God is one of those annoying people at parties who tell you the same story even if you’ve heard it before and even if you say, “Yeah, I remember that one”. Those people tell you the story not for the benefit of others who haven’t heard it but just to hear their own voice.

In Deutoronomy 4, God deems it necessary to rehash the rule against making and worshipping idols and graven images. He admits to being a “jealous god” and a “devouring fire” (Deu 4:24). Why is it okay for God to be jealous but one of his people can’t covet his neighbour’s wife? In the words of a bratty friend of mine, Tara K., “What’s the diff?”.

A side note: Tara K. was any parent’s worst nightmare. Obnoxious and loud, she always managed to break something whenever she came over to my house and give a lot of sass to boot. One time my parents let me bring her to one of their friend’s cottages for the weekend. She broke a full stack of dishes and a special hammock from Costa Rica. When my parents’ friend criticized her for setting the table wrong (the blade of the knife facing out, not in), Tara simply stuck her hip out and asked, “What’s the diff?”. My parent’s friend full-on slapped her in the face. It was amazing. I can’t say I blame my parents’ friend. Tara had been there nearly thirty-six hours.

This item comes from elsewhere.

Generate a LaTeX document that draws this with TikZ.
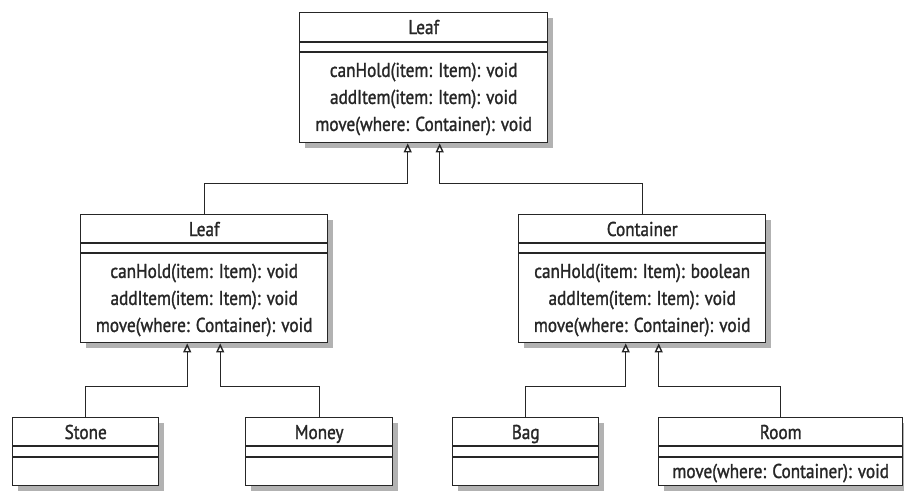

Back to God being jealous. He wants everyone to have the following posted on their doors: “Hear, O Israel: The Lord our God is one Lord; and you shall love the Lord your God with all your heart, and with all your soul, and with all your might.” (Deu 6:4). That’s just too many words. Cumbersome compared to “Home, Sweet, Home”. This seems to me to be the Biblical equivalent of God wanting his people to post “In a Covenant” on their Facebook pages.

God keeps bringing up the fact that he brought his people out of Egypt, which he calls “the Iron Furnace” (Deu 4:24). I wonder why Egypt doesn’t use that epithet to promote tourism. Another side note: Cobourg, the town that I hail from, has a sign that reads, “Cobourg, the Feel Good Town”. I’ve always thought this would better fit a place like Cabo, which I imagine having more drinks in coconuts and less pregnant teenagers.